Thursday, September 22, 2011

Shaken, Stirred and In Need of Therapy


Originally published in 1974 and originally adapted in 1979 as a seven-hour BBC miniseries starring Alec Guinness, John le Carré's Tinker, Tailor, Soldier, Spy has been hailed as a classic of the spy genre and its references and themes have entered the realms of popular culture. The complex novel about retired operative George Smiley being called upon to flush out a Soviet mole that has inveigled his way to the upper echelons of the British secret service is not without its flaws, however. At certain points in le Carré's work, the convoluted plot becomes almost indecipherable and the storytelling repetitive and ponderous. Swedish director Tomas Alfredson of Let The Right One In fame and writers Peter Straughan and the late Bridget O Connor skilfully avoid these pitfalls in their enthralling and absorbing new big-screen adaptation of Tinker, Tailor, Soldier, Spy, which achieves an admirably coherent narrative structure without ever over-simplifying matters of international espionage.

Gary Oldman gives a stunning central performance as Smiley, a man whose calm and unassuming exterior belies his formidable intellect. He goes about discovering the one who is threatening to destabilise the Circus, the organisation that has been his life's work and for which he has sacrificed a great deal, quietly and patiently but with an unmistakable steel and determination. Oldman subtly captures the contradictions in Smiley's personality. Although an old-fashioned gentleman, he has moments of ruthlessness and rage as the truth about the Soviet mole slowly but surely unfolds before our eyes. The journey to discovery takes the audience not just to early 1970s London but to Istanbul, Budapest, Paris, Oxford and a public school in the English countryside. This, however, is most definitely not the world of James Bond with dry martinis and a girl in every port. Perhaps the film's greatest achievement is its deconstruction of the myth of the glamorous spy, which is one of the main themes in many of le Carré's books.

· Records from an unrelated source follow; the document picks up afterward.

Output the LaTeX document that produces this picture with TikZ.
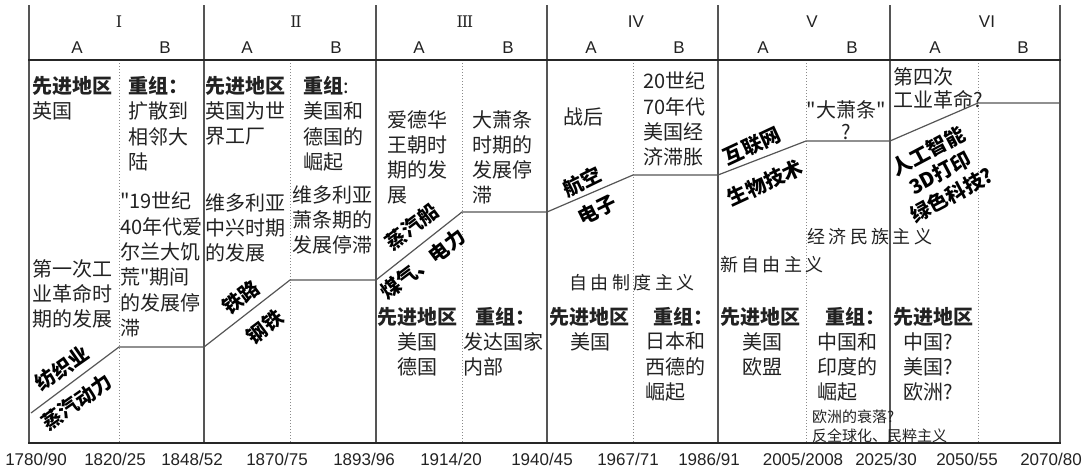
\documentclass[tikz,border=0pt]{standalone}
\usepackage{fontspec}
\setmainfont{Liberation Sans}
\newfontfamily\cjk{Noto Sans CJK SC}
\newfontfamily\rmn{DejaVu Serif}
\newcommand\gp{\hspace{3.4pt}}
\definecolor{txtc}{HTML}{222222}
\definecolor{linec}{HTML}{555555}
\definecolor{dotc}{HTML}{8A8A8A}
\begin{document}
\begin{tikzpicture}[x=1pt,y=-1pt,
  major/.style={draw=linec,line width=1.1pt},
  minor/.style={draw=dotc,line width=1pt,dotted},
  thick line/.style={draw=black!85,line width=2.4pt},
  stepline/.style={draw=linec,line width=1.2pt},
  hdr/.style={font=\fontsize{17}{17}\selectfont,inner sep=0,text=txtc},
  rom/.style={font=\rmn\fontsize{16}{16}\selectfont,inner sep=0,text=txtc},
  yr/.style={font=\fontsize{17}{17}\selectfont,inner sep=0,text=txtc},
  txt/.style={font=\cjk\fontsize{20}{25.3}\selectfont,inner sep=0,align=left,anchor=north west,text=txtc},
  ctxt/.style={txt,align=center,anchor=north},
  sptxt/.style={font=\cjk\fontsize{18}{20}\selectfont,inner sep=0,text=txtc},
  diag/.style={font=\cjk\bfseries\fontsize{20}{25}\selectfont,inner sep=0,text=black,align=center}
]
\useasboundingbox (0,0) rectangle (1091,471);
% grid lines
\foreach \x in {29,204,376,547,718,890,1060} \draw[major] (\x,5) -- (\x,443);
\foreach \x in {119,290,462,633,806,978} \draw[minor] (\x,60) -- (\x,443);
\draw[thick line] (28,60) -- (1061,60);
\draw[thick line] (28,443) -- (1061,443);
% header
\node[rom] (rI) at (119,22) {I};
\node[rom] (rII) at (296,22) {I\kern-1.2pt I};
\node[rom] (rIII) at (465,22) {I\kern-1.2pt I\kern-1.2pt I};
\node[hdr] (rIV) at (636,22) {IV};
\node[hdr] (rV) at (812,22) {V};
\node[hdr] (rVI) at (987,22) {VI};
\foreach \x/\l [count=\i] in {77/A,165/B,247/A,336/B,419/A,508/B,591/A,679/B,763/A,852/B,935/A,1023/B}
  \node[hdr] (h\i) at (\x,48) {\l};
% years
\foreach \x/\l [count=\i] in {36/1780\slash 90,115/1820\slash 25,192/1848\slash 52,277/1870\slash 75,364/1893\slash 96,451/1914\slash 20,542/1940\slash 45,628/1967\slash 71,709/1986\slash 91,803/2005\slash 2008,886/2025\slash 30,967/2050\slash 55,1051/2070\slash 80}
  \node[yr] (y\i) at (\x,459) {\l};
% step line
\coordinate (s0) at (31,413);
\coordinate (s1) at (119,347);
\coordinate (s2) at (204,347);
\coordinate (s3) at (290,280);
\coordinate (s4) at (376,280);
\coordinate (s5) at (462,212);
\coordinate (s6) at (547,212);
\coordinate (s7) at (633,175);
\coordinate (s8) at (718,175);
\coordinate (s9) at (806,141);
\coordinate (s10) at (890,141);
\coordinate (s11) at (978,103);
\coordinate (s12) at (1060,103);
\draw[stepline] (s0) -- (s1) -- (s2) -- (s3) -- (s4) -- (s5) -- (s6) -- (s7) -- (s8) -- (s9) -- (s10) -- (s11) -- (s12);
% Period I
\node[txt] (t1) at (32,76) {{\bfseries 先进地区}\\英国};
\node[txt] (t2) at (32,259) {第一次工\\业革命时\\期的发展};
\node[txt] (t3) at (128,76) {{\bfseries 重组：}\\扩散到\\相邻大\\陆};
\node[txt] (t4) at (120,192) {"19世纪\\40年代爱\\尔兰大饥\\荒"期间\\的发展停\\滞};
\node[diag,rotate=35] (d1) at (62,368) {纺织业};
\node[diag,rotate=35] (d2) at (77,402) {蒸汽动力};
% Period II
\node[txt] (t5) at (205,76) {{\bfseries 先进地区}\\英国为世\\界工厂};
\node[txt] (t6) at (205,193) {维多利亚\\中兴时期\\的发展};
\node[txt] (t7) at (303,76) {{\bfseries 重组}:\\美国和\\德国的\\崛起};
\node[txt] (t8) at (292,185) {维多利亚\\萧条期的\\发展停滞};
\node[diag,rotate=37] (d3) at (241,297) {铁路};
\node[diag,rotate=37] (d4) at (265,327) {钢铁};
% Period III
\node[txt] (t9) at (387,110) {爱德华\\王朝时\\期的发\\展};
\node[txt] (t10) at (377,307) {\bfseries 先进地区};
\node[ctxt] (t11) at (417,332) {美国\\德国};
\node[txt] (t12) at (472,110) {大萧条\\时期的\\发展停\\滞};
\node[txt] (t13) at (475,307) {\bfseries 重组：};
\node[txt] (t14) at (463,332) {发达国家\\内部};
\node[diag,rotate=37] (d5) at (412,227) {蒸汽船};
\node[diag,rotate=37] (d6) at (423,264) {煤气、电力};
% Period IV
\node[txt] (t15) at (563,108) {战后};
\node[txt] (t16) at (549,307) {\bfseries 先进地区};
\node[ctxt] (t17) at (590,332) {美国};
\node[txt] (t18) at (643,72) {20世纪\\70年代\\美国经\\济滞胀};
\node[txt] (t19) at (653,307) {\bfseries 重组：};
\node[txt] (t20) at (645,332) {日本和\\西德的\\崛起};
\node[diag,rotate=26] (d7) at (582,182) {航空};
\node[diag,rotate=26] (d8) at (597,210) {电子};
\node[sptxt] (sp1) at (632,283) {自\gp 由\gp 制\gp 度\gp 主\gp 义};
% Period V
\node[sptxt,anchor=west] (sp2) at (720,265) {新\gp 自\gp 由\gp 主\gp 义};
\node[sptxt,anchor=west] (sp3) at (807,237) {经\gp 济\gp 民\gp 族\gp 主\gp 义};
\node[txt] (t21) at (720,307) {\bfseries 先进地区};
\node[ctxt] (t22) at (762,332) {美国\\欧盟};
\node[ctxt,font=\cjk\fontsize{20}{22}\selectfont] (t23) at (846,100) {"大萧条"\\?};
\node[txt] (t24) at (825,307) {\bfseries 重组：};
\node[txt] (t25) at (817,332) {中国和\\印度的\\崛起};
\node[txt,font=\cjk\fontsize{15}{19}\selectfont] (t26) at (812,410) {欧洲的衰落?\\反全球化、民粹主义};
\node[diag,rotate=25] (d9) at (752,146) {互联网};
\node[diag,rotate=25] (d10) at (765,183) {生物技术};
% Period VI
\node[txt,font=\cjk\fontsize{20}{23}\selectfont] (t27) at (893,67) {第四次\\工业革命?};
\node[txt] (t28) at (893,307) {\bfseries 先进地区};
\node[txt] (t29) at (903,332) {中国?\\美国?\\欧洲?};
\node[diag,rotate=28] (d11) at (940,173) {人工智能\\3D打印\\绿色科技?};
\end{tikzpicture}
\end{document}
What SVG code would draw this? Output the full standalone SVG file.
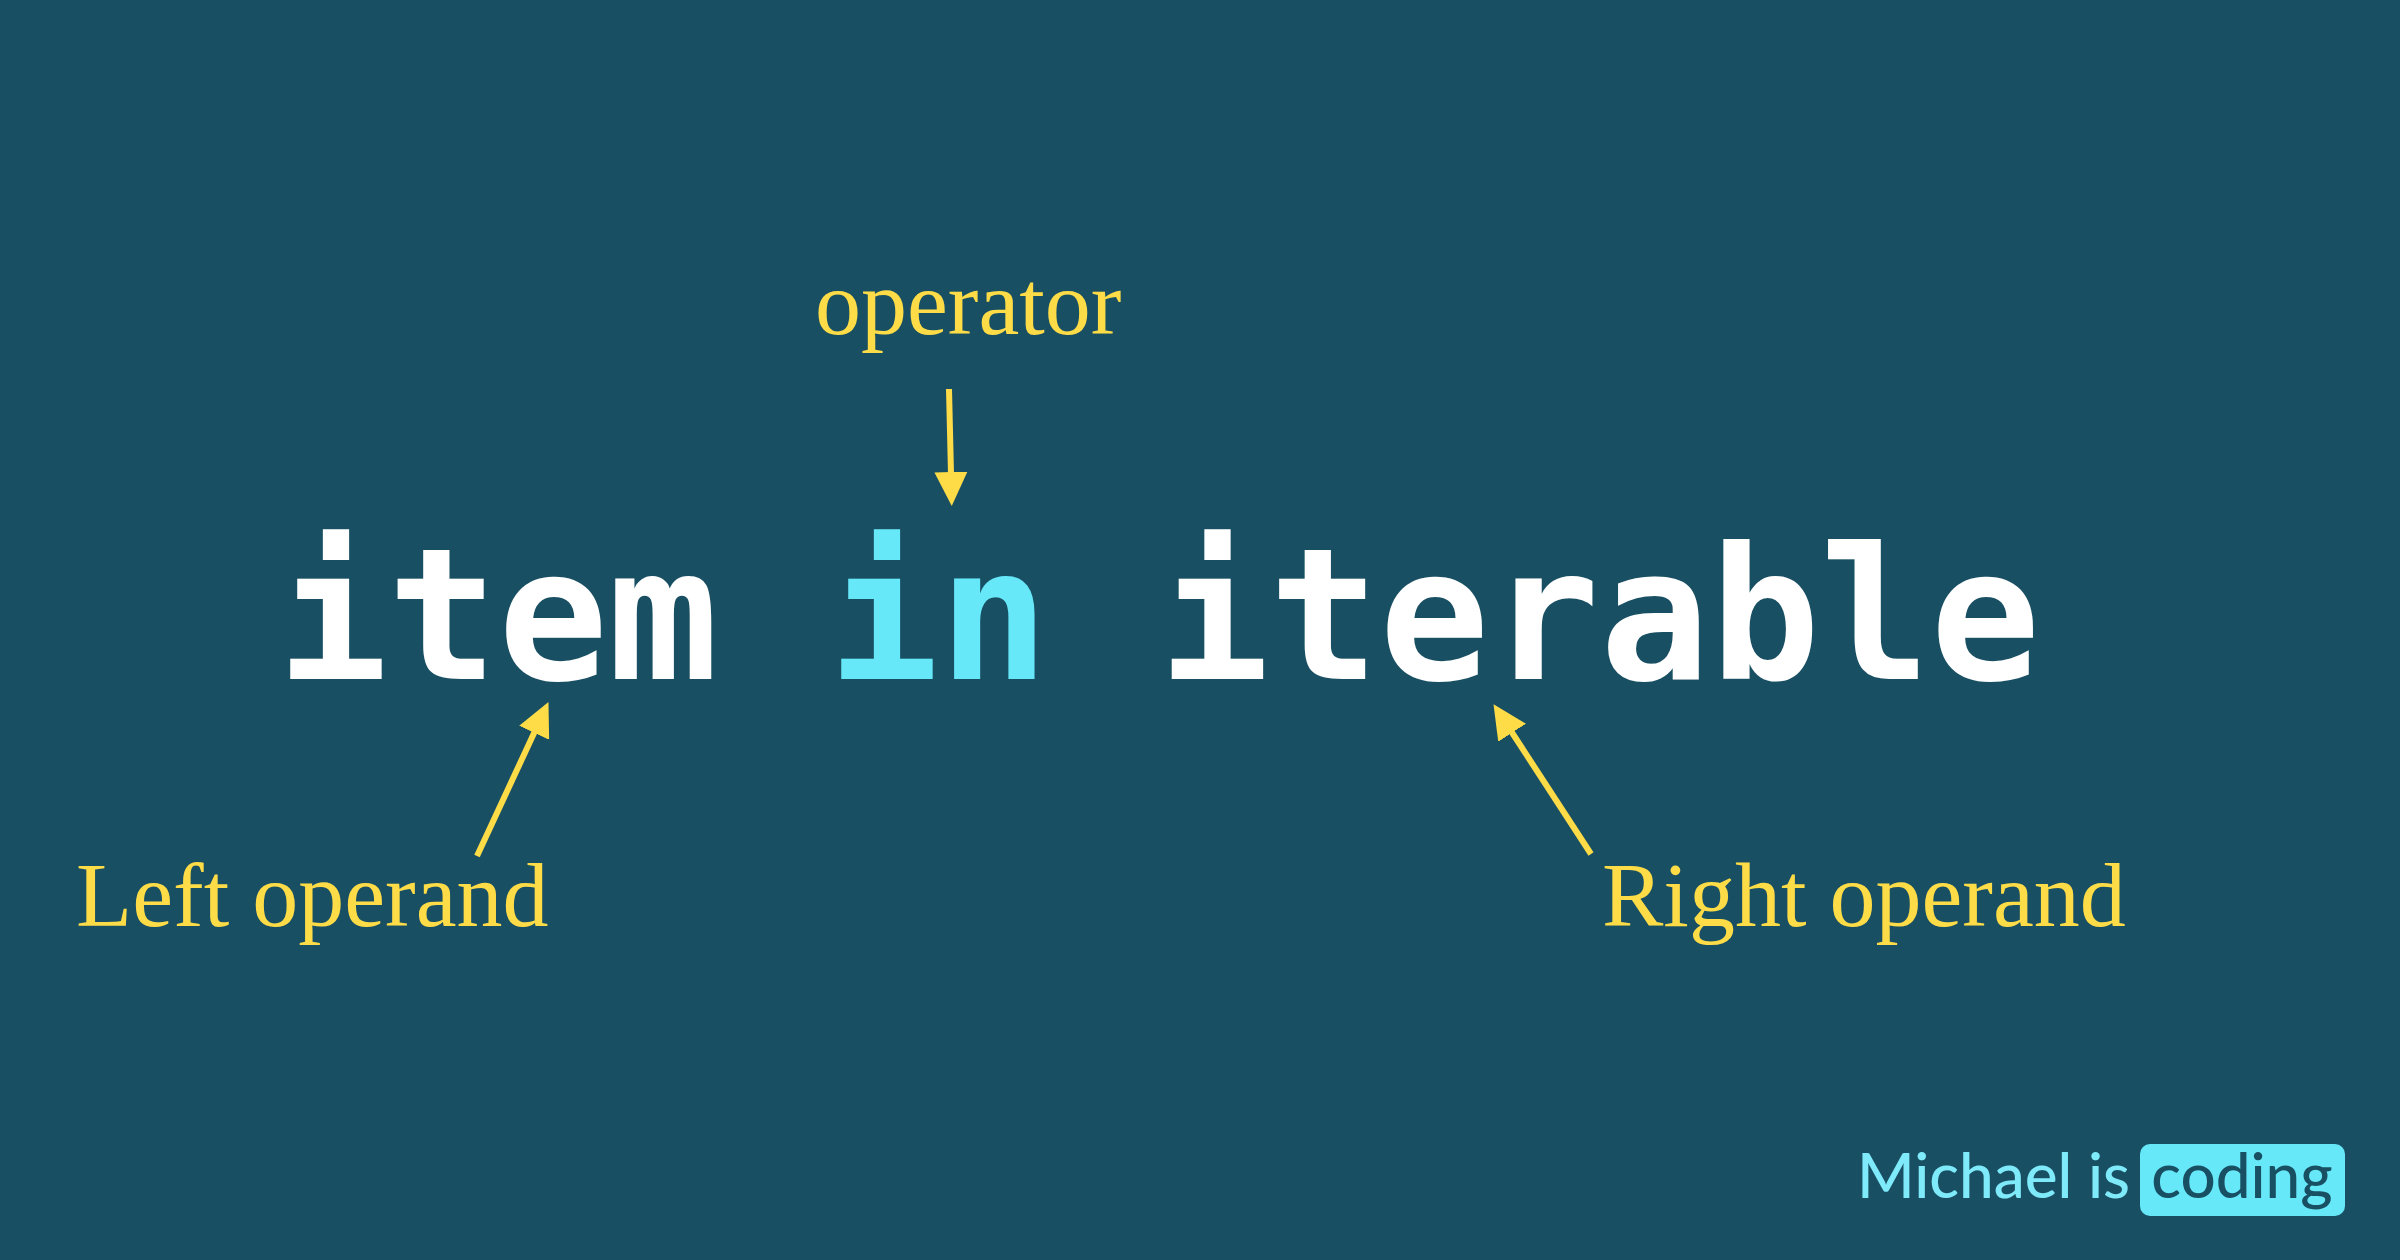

Shot in muted grey colours and with a creeping sense of unease from the very start, Tinker, Tailor, Soldier, Spy is populated by disillusioned and alienated people living broken half-lives. This is particularly evident in Mark Strong's heartbreaking turn as Jim Prideaux who is forced to leave the Circus after a top-secret assignment in Budapest, that lies at the heart of the mystery of the Soviet mole, goes disastrously wrong. Prideaux is a life-long outsider for whom becoming a spy meant a sense of belonging and community and yet he ultimately discovers that it is unwise to trust in those for whom betrayal, deceit and duplicity are all in a day's work. The excellent supporting cast of Kathy Burke, Benedict Cumberbatch, Tom Hardy, Stephen Graham and John Hurt play Circus employees at various levels who, having dedicated their lives to ensuring the safety of millions, ultimately reveal themselves to be sad and lonely figures who find coping with real life quite a burden. And the Circus ultimately reveals itself to be much like any other workplace where the workers constantly complain about not getting paid enough for the work they do and have embarrassing drunken encounters at the Christmas do.